Museum's foundation goes back to 1929. It was in November, when the museum opened its doors to the public. Based on Bauhaus notion of the interrelation of arts, the collection came to encompass different aspects of creativity. Thus today, objects in the collection come under the supervision of six departments:

Painting and Sculpture, Drawings, Prints and Illustrated Books, Architecture and Design, Photography and Film and Video. At any given time, visitors have the option of viewing several exhibitions mounted by various departments.

Forward looking, this was the first museum to recognize motion picture as an art form and to have begun collecting and preserving films as early as 1935. Now, with more than 13000 films, it has the strongest international collection in United States. MOMA was also a pioneer in recognizing photography as an art form.

The key figure in this enterprise was Alfred H. Barr, who at the age of 27 became the first director. Before his appointment, Barr had been the first person to teach modern art in an American university and his course essentially contained seeds for the ideas he was develop in the museum.

For several decades, Barr's view influenced the way modern art was defined. His standards of scholarship continue to be followed specially in Museum's publications, the most important of which are catalogues accompanying every exhibition. These are not mere checklists of exhibited works but laborious productions with major texts, abundant illustrations and scholarly material.

What attract 1.6 million visitors every year to this museum is the permanent collection combined with the series of contemporary exhibitions.
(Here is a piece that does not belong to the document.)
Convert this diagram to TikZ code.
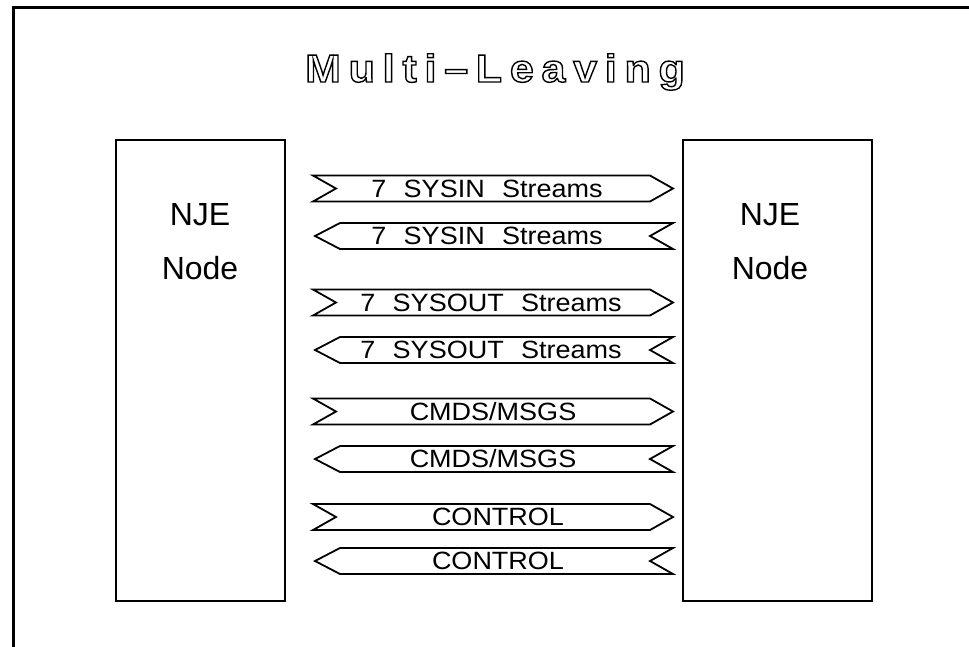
\documentclass[tikz,border=0pt]{standalone}
\usepackage{fontspec}
\setmainfont{Liberation Sans}
\newfontfamily\bannerfont[FakeStretch=1.08,WordSpace=2.3]{Liberation Sans}
\newfontfamily\titlefont[LetterSpace=20,FakeStretch=1.1]{Liberation Sans Bold}
\begin{document}
\begin{tikzpicture}[x=1pt,y=-1pt,
  frame/.style={line width=3pt,line cap=rect},
  nodebox/.style={draw,line width=1.5pt,rectangle,inner sep=0pt,anchor=north west},
  njetext/.style={anchor=base,inner sep=0pt,font=\fontsize{32}{36}\selectfont},
  bannerline/.style={line width=1.8pt,line join=miter},
  bannertext/.style={anchor=base,inner sep=0pt,font=\bannerfont\fontsize{25}{30}\selectfont},
  titletext/.style={anchor=base,inner sep=0pt,line width=1.4pt,font=\titlefont\fontsize{39}{44}\selectfont}]
\useasboundingbox (0,0) rectangle (969,646);
\draw[frame] (13,646) -- (13,7) -- (969,7);
% NJE node boxes
\node[nodebox,minimum width=169pt,minimum height=461pt] (leftbox) at (115,139) {};
\node[nodebox,minimum width=189pt,minimum height=461pt] (rightbox) at (682,139) {};
\node[njetext] (leftnje) at (200,225) {NJE};
\node[njetext] (leftnode) at (200,279) {Node};
\node[njetext] (rightnje) at (770,225) {NJE};
\node[njetext] (rightnode) at (770,279) {Node};
% banners pointing right
\foreach \c/\xc/\t/\n in {188.5/487/{7 SYSIN Streams}/r1,302.5/491/{7 SYSOUT Streams}/r2,411.5/493/{CMDS/MSGS}/r3,517/498/{CONTROL}/r4}{
  \draw[bannerline] (313,{\c-13}) -- (650,{\c-13}) -- (673,\c) -- (650,{\c+13}) -- (313,{\c+13}) -- (336,\c) -- cycle;
  \node[bannertext] (\n) at (\xc,{\c+8.5}) {\t};
}
% banners pointing left
\foreach \c/\xc/\t/\n in {236/487/{7 SYSIN Streams}/l1,350/491/{7 SYSOUT Streams}/l2,459/493/{CMDS/MSGS}/l3,561/498/{CONTROL}/l4}{
  \draw[bannerline] (340,{\c-13}) -- (673,{\c-13}) -- (650,\c) -- (673,{\c+13}) -- (340,{\c+13}) -- (315,\c) -- cycle;
  \node[bannertext] (\n) at (\xc,{\c+8.5}) {\t};
}
% title (outlined text)
\node[titletext] (title) at (495,82) {\special{pdf:literal direct 1 Tr}Multi–Leaving\special{pdf:literal direct 0 Tr}};
\end{tikzpicture}
\end{document}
Relying on private funding and in almost 70 years of its existence, MOMA has formed an unparalleled collection of 20th century art, which it continues or refine with new acquisitions.

Providing a synoptic view of art in 20th century, this collection begins with works by the generation of artists known as Post-Impressionists, who came to maturity in 1880s. These artists (Cezanne, Van Gogh, Gauguin and Seurat) did not constitute a school nor were they bound by a common style, but each, after a brief impressionist phase, carved a direction which became crucial to the development of art in 20th century.

One of the most popular paintings, in this section, is "Starry Night", painted by the Dutch artist Vincent Van Gogh, from his window at the asylum in South of France, where he voluntarily committed himself in 1889.